Bangladesh Economic Landscape:An Australian Government Perspective


Despite a strong recovery from the COVID-19 pandemic, Bangladesh’s economy faced challenges such as high inflation, shortages in power and energy, global economic uncertainties, and continued tightening of monetary policies in 2023. Additionally, an increase in import demands—mainly due to rising international commodity prices—along with declining foreign direct investment (FDI) and remittances has significantly lowered the value of the taka and depleted foreign exchange reserves over the past few years. As a result of weak private demand, economic growth decreased to 6% in 2023, down from 7.1% in 2022. On a positive note, exports remained strong, growing by 6.7% in fiscal 2023 (ending June 2023), driven by ongoing global demand for ready-made garments. Implementing a $4.7 billion, 42-month program by the International Monetary Fund (IMF), which started in January 2023, is aiding Bangladesh in maintaining economic stability, strengthening foreign exchange reserves, financing climate investments, and mitigating the impact of increased imports on economic growth.
The IMF projects that economic growth will continue at 6% in 2024. Despite a slowdown in major export markets, moderate export growth is expected to persist, supported by a weaker taka, which enhances export competitiveness. Ongoing physical infrastructure development will likely bolster investment and attract more foreign direct investment, while energy projects are expected to address power shortages gradually. However, private demand will likely remain weak due to tight monetary policy, neutral fiscal stance, and high inflation.

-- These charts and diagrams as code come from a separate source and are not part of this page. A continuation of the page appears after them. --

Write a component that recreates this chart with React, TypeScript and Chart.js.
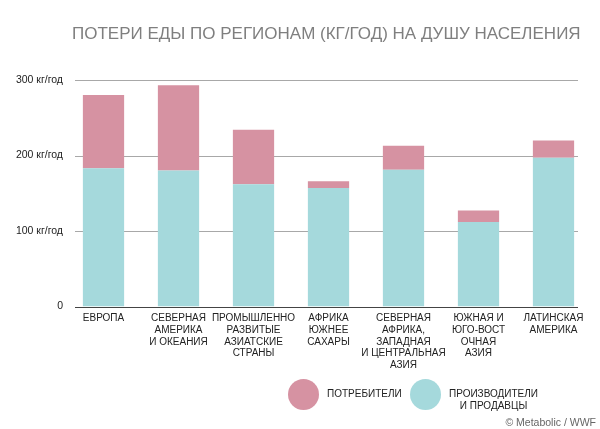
import React, { useEffect, useRef } from "react";
import { Chart, registerables } from "chart.js";

Chart.register(...registerables);

const categories: string[][] = [
  ["ЕВРОПА"],
  ["СЕВЕРНАЯ", "АМЕРИКА", "И ОКЕАНИЯ"],
  ["ПРОМЫШЛЕННО", "РАЗВИТЫЕ", "АЗИАТСКИЕ", "СТРАНЫ"],
  ["АФРИКА", "ЮЖНЕЕ", "САХАРЫ"],
  ["СЕВЕРНАЯ", "АФРИКА,", "ЗАПАДНАЯ", "И ЦЕНТРАЛЬНАЯ", "АЗИЯ"],
  ["ЮЖНАЯ И", "ЮГО-ВОСТ", "ОЧНАЯ", "АЗИЯ"],
  ["ЛАТИНСКАЯ", "АМЕРИКА"],
];
const producers: number[] = [183, 180, 162, 157, 181, 112, 197];
const consumers: number[] = [97, 113, 72, 9, 32, 15, 23];
const yTicks: number[] = [0, 100, 200, 300];
const yTickLabels: string[] = ["0", "100 кг/год", "200 кг/год", "300 кг/год"];
const seriesNames: string[] = ["ПОТРЕБИТЕЛИ", "ПРОИЗВОДИТЕЛИ\nИ ПРОДАВЦЫ"];
const title = "ПОТЕРИ ЕДЫ ПО РЕГИОНАМ (КГ/ГОД) НА ДУШУ НАСЕЛЕНИЯ";
const credit = "© Metabolic / WWF";

const PINK = "#d692a2";
const TEAL = "#a5d9dc";
const FONT = "'Liberation Sans', Arial, sans-serif";

const gridPlugin = {
  id: "customGrid",
  beforeDatasetsDraw(chart: any) {
    const { ctx } = chart;
    const y = chart.scales.y;
    ctx.save();
    ctx.strokeStyle = "#a8a8a8";
    ctx.lineWidth = 1;
    yTicks.forEach((v) => {
      if (v === 0) return;
      const py = Math.round(y.getPixelForValue(v)) + 0.5;
      ctx.beginPath();
      ctx.moveTo(75, py);
      ctx.lineTo(578, py);
      ctx.stroke();
    });
    ctx.restore();
  },
  afterDatasetsDraw(chart: any) {
    const { ctx } = chart;
    const y = chart.scales.y;
    ctx.save();
    ctx.strokeStyle = "#444";
    ctx.lineWidth = 1.2;
    const py = Math.round(y.getPixelForValue(0)) + 0.5;
    ctx.beginPath();
    ctx.moveTo(75, py);
    ctx.lineTo(578, py);
    ctx.stroke();
    ctx.restore();
  },
};

export default function App() {
  const ref = useRef<HTMLCanvasElement>(null);
  useEffect(() => {
    if (!ref.current) return;
    const chart = new Chart(ref.current, {
      type: "bar",
      data: {
        labels: categories,
        datasets: [
          { label: seriesNames[1], data: producers, backgroundColor: TEAL, stack: "s" },
          { label: seriesNames[0], data: consumers, backgroundColor: PINK, stack: "s" },
        ],
      },
      plugins: [gridPlugin],
      options: {
        animation: false,
        responsive: false,
        maintainAspectRatio: false,
        layout: { padding: { top: 80, right: 9, left: 0, bottom: 0 } },
        plugins: { legend: { display: false }, title: { display: false }, tooltip: { enabled: false } },
        datasets: { bar: { categoryPercentage: 1, barPercentage: 0.55 } },
        scales: {
          x: {
            stacked: true,
            grid: { display: false, drawTicks: false },
            border: { display: false },
            afterFit: (s: any) => { s.height = 122.5; },
            ticks: {
              autoSkip: false,
              maxRotation: 0,
              minRotation: 0,
              padding: 6,
              color: "#222",
              font: { family: FONT, size: 10, lineHeight: 1.17 },
            },
          },
          y: {
            stacked: true,
            min: 0,
            max: 300,
            grid: { display: false, drawTicks: false },
            border: { display: false },
            afterFit: (s: any) => { s.width = 66; },
            afterBuildTicks: (s: any) => { s.ticks = yTicks.map((v) => ({ value: v })); },
            ticks: {
              padding: 3,
              color: "#222",
              font: { family: FONT, size: 10.5 },
              callback: (v: any) => yTickLabels[yTicks.indexOf(Number(v))],
            },
          },
        },
      },
    });
    return () => chart.destroy();
  }, []);

  const txt: React.CSSProperties = { position: "absolute", fontFamily: FONT, whiteSpace: "nowrap" };
  return (
    <div style={{ position: "absolute", left: 0, top: 0, width: 600, height: 429, background: "#fff", overflow: "hidden" }}>
      <canvas ref={ref} width={600} height={429} style={{ position: "absolute", left: 0, top: 0, width: 600, height: 429 }} />
      <div style={{ ...txt, left: 72, top: 25, fontSize: 17, lineHeight: "17px", color: "#7f7f7f" }}>{title}</div>
      <div style={{ position: "absolute", left: 288, top: 379, width: 31, height: 31, borderRadius: "50%", background: PINK }} />
      <div style={{ ...txt, left: 327, top: 388, fontSize: 10, lineHeight: "12px", color: "#222" }}>{seriesNames[0]}</div>
      <div style={{ position: "absolute", left: 410, top: 379, width: 31, height: 31, borderRadius: "50%", background: TEAL }} />
      <div style={{ ...txt, left: 449, top: 388, fontSize: 10, lineHeight: "12px", color: "#222", textAlign: "center" }}>
        {seriesNames[1].split("\n").map((l, i) => <div key={i}>{l}</div>)}
      </div>
      <div style={{ ...txt, right: 4, top: 416, fontSize: 10.5, lineHeight: "12px", color: "#666" }}>{credit}</div>
    </div>
  );
}
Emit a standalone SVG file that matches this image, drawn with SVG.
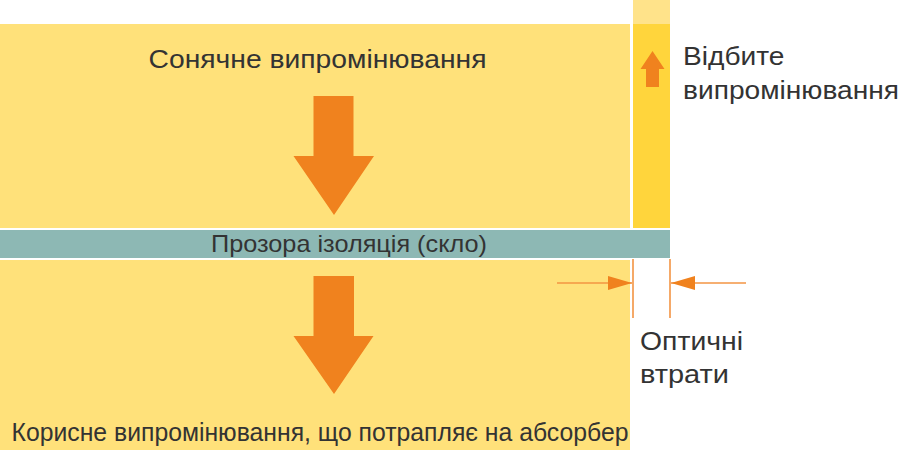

The economic outlook faces significant risks, including vulnerability to weather events that can impact agriculture, potential increases in global food and energy prices, which could strain household budgets, and financial sector weaknesses, particularly concerning asset quality in banks that could further strain liquidity. Increased competition in garment production from countries like Vietnam and Sri Lanka and/or a decline in remittances could reduce incomes and consumption. Political unrest could also disrupt economic reforms. Although there has been some diversification within the garment export sector, the Bangladesh economy remains sensitive to a downturn in global demand for clothing and textiles.
In the long term, a young population and rising incomes should bolster private consumption. Remittance inflows are expected to increase, supported by strong labour demand in the Gulf region. Continued investment in human capital, expanded internet access in rural areas, increased foreign investment, and greater participation of women in the workforce are projected to sustain economic and social development. As Bangladesh faces significant climate risks, the country aims to move towards greener growth strategies; long-term funding from the IMF should help catalyse investments for climate-related initiatives, such as low-carbon investments and adopting climate technologies for livestock and irrigation. If these green energy investments are successfully implemented, they could support sustainable development over the long term. Continued policy reforms and social development initiatives under IMF guidance are also expected to help reduce poverty and improve human capital development.